**** Data provided

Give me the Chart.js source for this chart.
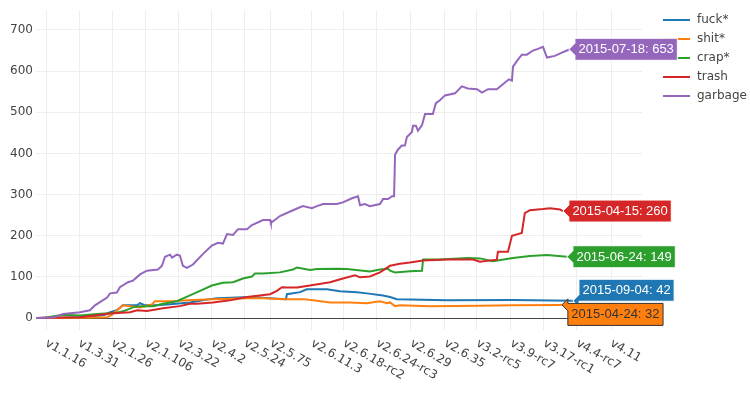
<!DOCTYPE html>
<html>
<head>
<meta charset="utf-8">
<script src="https://cdn.jsdelivr.net/npm/chart.js@4.4.1/dist/chart.umd.min.js"></script>
<style>
  html, body { margin: 0; padding: 0; background: #fff; }
  canvas { display: block; }
</style>
</head>
<body>
<canvas id="myChart" width="750" height="393"></canvas>
<script>
// x axis: kernel versions placed at (approximate) release time, decimal years
const tickYears = [1994.90, 1996.21, 1997.52, 1998.86, 2000.17, 2001.48, 2002.79, 2003.82, 2005.45,
    2006.72, 2008.03, 2009.38, 2010.73, 2012.00, 2013.35, 2014.66, 2015.97, 2017.32];
const tickLabels = ['v1.1.16', 'v1.3.31', 'v2.1.26', 'v2.1.106', 'v2.3.22', 'v2.4.2', 'v2.5.24', 'v2.5.75',
    'v2.6.11.3', 'v2.6.18-rc2', 'v2.6.24-rc3', 'v2.6.29', 'v2.6.35', 'v3.2-rc5', 'v3.9-rc7', 'v3.17-rc1',
    'v4.4-rc7', 'v4.11'];
const yTicks = [0, 100, 200, 300, 400, 500, 600, 700];

const seriesNames = ['fuck*', 'shit*', 'crap*', 'trash', 'garbage'];
const seriesColors = ['#1f77b4', '#ff7f0e', '#2ca02c', '#d62728', '#9467bd'];
const lastDates = ['2015-09-04', '2015-04-24', '2015-06-24', '2015-04-15', '2015-07-18'];

const fuckYears = [1994.50, 1995.45, 1996.64, 1997.24, 1997.44, 1997.71, 1997.95, 1998.51, 1998.63, 1998.83,
    1999.30, 1999.94, 2000.61, 2001.40, 2001.68, 2002.99, 2003.79, 2004.42, 2004.46, 2004.98, 2005.25,
    2006.05, 2006.56, 2007.24, 2007.63, 2008.27, 2008.55, 2008.82, 2010.81, 2013.43, 2015.81];
const fuckCounts = [0, 1, 3, 8, 14, 19, 31, 31, 36, 31, 31, 34, 38, 46, 48, 51, 48, 46, 58, 63, 70, 70, 65, 63,
    60, 55, 51, 46, 43, 44, 42];

const shitYears = [1994.50, 1996.25, 1997.32, 1997.52, 1997.71, 1997.95, 1998.23, 1998.63, 1999.10, 1999.22,
    1999.94, 2000.49, 2001.52, 2002.87, 2003.51, 2004.30, 2005.09, 2005.49, 2006.17, 2006.96, 2007.63,
    2008.15, 2008.43, 2008.55, 2008.75, 2008.94, 2010.13, 2012.12, 2013.43, 2015.37];
const shitCounts = [0, 1, 2, 8, 19, 31, 29, 26, 33, 41, 41, 43, 46, 48, 48, 46, 46, 43, 38, 38, 36, 41, 36, 38,
    29, 31, 29, 30, 31, 32];

const crapYears = [1994.50, 1994.78, 1995.57, 1996.25, 1996.92, 1997.71, 1998.03, 1998.35, 1998.63, 1999.14,
    1999.54, 2000.09, 2000.61, 2001.01, 2001.48, 2001.92, 2002.32, 2002.71, 2003.07, 2003.19, 2003.51,
    2004.18, 2004.70, 2004.86, 2005.37, 2005.65, 2006.44, 2006.84, 2007.48, 2007.75, 2008.15, 2008.47,
    2008.55, 2008.75, 2009.34, 2009.82, 2009.86, 2010.53, 2011.64, 2012.12, 2012.63, 2013.43, 2014.10,
    2014.78, 2015.57];
const crapCounts = [0, 0, 8, 6, 10, 13, 18, 26, 29, 29, 35, 41, 55, 66, 79, 86, 87, 96, 101, 108, 108, 111,
    118, 123, 117, 119, 120, 119, 115, 113, 118, 120, 115, 111, 114, 115, 142, 142, 146, 145, 138, 146,
    151, 153, 149];

const trashYears = [1994.50, 1996.25, 1997.44, 1998.23, 1998.51, 1998.90, 1999.54, 2000.21, 2000.61, 2000.89,
    2001.52, 2002.20, 2002.87, 2003.79, 2004.06, 2004.26, 2004.46, 2004.86, 2005.37, 2006.17, 2006.68,
    2007.16, 2007.36, 2007.75, 2008.15, 2008.55, 2008.94, 2009.34, 2009.86, 2010.81, 2011.84, 2012.12,
    2012.79, 2012.83, 2013.23, 2013.39, 2013.78, 2013.90, 2014.10, 2014.62, 2014.90, 2015.30, 2015.41];
const trashCounts = [0, 2, 11, 14, 19, 17, 24, 29, 35, 35, 38, 43, 51, 58, 66, 75, 74, 74, 79, 87, 96, 104,
    99, 101, 111, 127, 132, 135, 140, 142, 142, 137, 142, 161, 161, 200, 207, 255, 262, 265, 267, 264, 260];

const garbageYears = [1994.50, 1995.25, 1995.45, 1995.57, 1996.25, 1996.64, 1996.84, 1997.32, 1997.44, 1997.71,
    1997.83, 1998.15, 1998.35, 1998.63, 1998.90, 1999.34, 1999.50, 1999.62, 1999.82, 1999.90,
    2000.09, 2000.21, 2000.33, 2000.49, 2000.73, 2001.13, 2001.48, 2001.72, 2001.92, 2002.08,
    2002.32, 2002.52, 2002.87, 2003.07, 2003.51, 2003.79, 2003.82, 2004.18, 2004.70, 2005.09,
    2005.45, 2005.65, 2005.89, 2006.44, 2006.68, 2007.04, 2007.28, 2007.36, 2007.55, 2007.75,
    2008.15, 2008.27, 2008.47, 2008.63, 2008.71, 2008.75, 2008.86, 2009.02, 2009.14, 2009.22,
    2009.42, 2009.46, 2009.58, 2009.66, 2009.82, 2009.94, 2010.25, 2010.37, 2010.53, 2010.73,
    2011.13, 2011.40, 2011.64, 2012.00, 2012.20, 2012.44, 2012.79, 2013.03, 2013.27, 2013.39,
    2013.43, 2013.59, 2013.78, 2013.98, 2014.22, 2014.42, 2014.62, 2014.78, 2015.09, 2015.37,
    2015.57, 2015.65];
const garbageCounts = [0, 2, 7, 10, 14, 19, 31, 50, 60, 62,
    75, 87, 91, 106, 115, 118, 127, 149, 154, 147,
    154, 152, 127, 122, 130, 156, 176, 183, 181, 204,
    202, 216, 216, 226, 238, 238, 231, 248, 262, 272,
    267, 272, 277, 277, 281, 291, 296, 274, 277, 272,
    277, 289, 289, 296, 296, 397, 409, 419, 419, 440,
    452, 467, 467, 455, 469, 496, 496, 522, 529, 541,
    546, 563, 558, 556, 548, 556, 556, 568, 580, 577,
    611, 625, 640, 640, 650, 654, 659, 633, 637, 645,
    650, 653];

const allYears = [fuckYears, shitYears, crapYears, trashYears, garbageYears];
const allCounts = [fuckCounts, shitCounts, crapCounts, trashCounts, garbageCounts];

const datasets = seriesNames.map((name, i) => ({
    label: name,
    data: allYears[i].map((x, j) => ({ x: x, y: allCounts[i][j] })),
    borderColor: seriesColors[i],
    backgroundColor: seriesColors[i],
    borderWidth: 2,
    pointRadius: 0,
    tension: 0,
    order: seriesNames.length - i
}));

// label box extent (above/below the arrow tip) so the low ones don't collide
const boxSpan = [[-21.5, 0.5], [-1.5, 20.5], [-11, 11], [-11, 11], [-11, 11]];

const overlay = {
    id: 'overlay',
    afterDraw(chart) {
        const ctx = chart.ctx;
        const xs = chart.scales.x;
        ctx.save();

        // rotated version labels
        ctx.font = '12px "DejaVu Sans"';
        ctx.fillStyle = '#444';
        ctx.textAlign = 'left';
        ctx.textBaseline = 'middle';
        tickLabels.forEach((lab, i) => {
            const px = xs.getPixelForValue(tickYears[i]);
            ctx.save();
            ctx.translate(px, 342.5);
            ctx.rotate(Math.PI / 6);
            ctx.fillText(lab, 0, 0);
            ctx.restore();
        });

        // legend
        seriesNames.forEach((name, i) => {
            const y = 20 + i * 19;
            ctx.strokeStyle = seriesColors[i];
            ctx.lineWidth = 2;
            ctx.beginPath();
            ctx.moveTo(663, y);
            ctx.lineTo(690, y);
            ctx.stroke();
            ctx.fillStyle = '#444';
            ctx.fillText(name, 697, y);
        });

        // end-of-line labels
        ctx.font = '13px "Liberation Sans"';
        ctx.lineWidth = 1;
        seriesNames.forEach((name, i) => {
            const meta = chart.getDatasetMeta(i);
            const pt = meta.data[meta.data.length - 1];
            const tx = pt.x, ty = pt.y;
            const counts = allCounts[i];
            const text = lastDates[i] + ': ' + counts[counts.length - 1];
            const w = ctx.measureText(text).width + 7;
            const t = boxSpan[i][0], b = boxSpan[i][1];
            const fg = i === 1 ? '#333' : '#fff';
            ctx.beginPath();
            ctx.moveTo(tx, ty);
            ctx.lineTo(tx + 6, ty + 6);
            ctx.lineTo(tx + 6, ty + b);
            ctx.lineTo(tx + 6 + w, ty + b);
            ctx.lineTo(tx + 6 + w, ty + t);
            ctx.lineTo(tx + 6, ty + t);
            ctx.lineTo(tx + 6, ty - 6);
            ctx.closePath();
            ctx.fillStyle = seriesColors[i];
            ctx.fill();
            ctx.strokeStyle = fg;
            ctx.stroke();
            ctx.fillStyle = fg;
            ctx.textAlign = 'left';
            ctx.textBaseline = 'middle';
            ctx.fillText(text, tx + 9.5, ty + (t + b) / 2 + 0.5);
        });
        ctx.restore();
    }
};

const myChart = document.getElementById('myChart').getContext('2d');
const chart = new Chart(myChart, {
    type: 'line',
    data: { datasets: datasets },
    options: {
        responsive: false,
        animation: false,
        layout: { padding: { top: 7, right: 108, left: 0, bottom: 0 } },
        plugins: {
            legend: { display: false },
            tooltip: { enabled: false }
        },
        scales: {
            x: {
                type: 'linear',
                min: 1994.5,
                max: 2018.55,
                afterBuildTicks: s => { s.ticks = tickYears.map(v => ({ value: v })); },
                afterFit: s => { s.height = 63; },
                ticks: { display: false },
                grid: { color: '#eee', drawTicks: false },
                border: { display: false }
            },
            y: {
                min: -29,
                max: 748,
                afterBuildTicks: s => { s.ticks = yTicks.map(v => ({ value: v })); },
                afterFit: s => { s.width = 36; },
                ticks: {
                    padding: 3,
                    color: '#444',
                    font: { family: 'DejaVu Sans', size: 12 }
                },
                grid: {
                    color: c => (c.tick && c.tick.value === 0 ? '#444' : '#eee'),
                    drawTicks: false
                },
                border: { display: false }
            }
        }
    },
    plugins: [overlay]
});
</script>
</body>
</html>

********

## Your goal
Omitting all pictures, restate exactly the lines of the material from its start through the line that contains "const yTicks = [0, 100, 200, 300, 400, 500, 600, 700];".

## Finished answer
Give me the Chart.js source for this chart.
<!DOCTYPE html>
<html>
<head>
<meta charset="utf-8">
<script src="https://cdn.jsdelivr.net/npm/chart.js@4.4.1/dist/chart.umd.min.js"></script>
<style>
  html, body { margin: 0; padding: 0; background: #fff; }
  canvas { display: block; }
</style>
</head>
<body>
<canvas id="myChart" width="750" height="393"></canvas>
<script>
// x axis: kernel versions placed at (approximate) release time, decimal years
const tickYears = [1994.90, 1996.21, 1997.52, 1998.86, 2000.17, 2001.48, 2002.79, 2003.82, 2005.45,
    2006.72, 2008.03, 2009.38, 2010.73, 2012.00, 2013.35, 2014.66, 2015.97, 2017.32];
const tickLabels = ['v1.1.16', 'v1.3.31', 'v2.1.26', 'v2.1.106', 'v2.3.22', 'v2.4.2', 'v2.5.24', 'v2.5.75',
    'v2.6.11.3', 'v2.6.18-rc2', 'v2.6.24-rc3', 'v2.6.29', 'v2.6.35', 'v3.2-rc5', 'v3.9-rc7', 'v3.17-rc1',
    'v4.4-rc7', 'v4.11'];
const yTicks = [0, 100, 200, 300, 400, 500, 600, 700];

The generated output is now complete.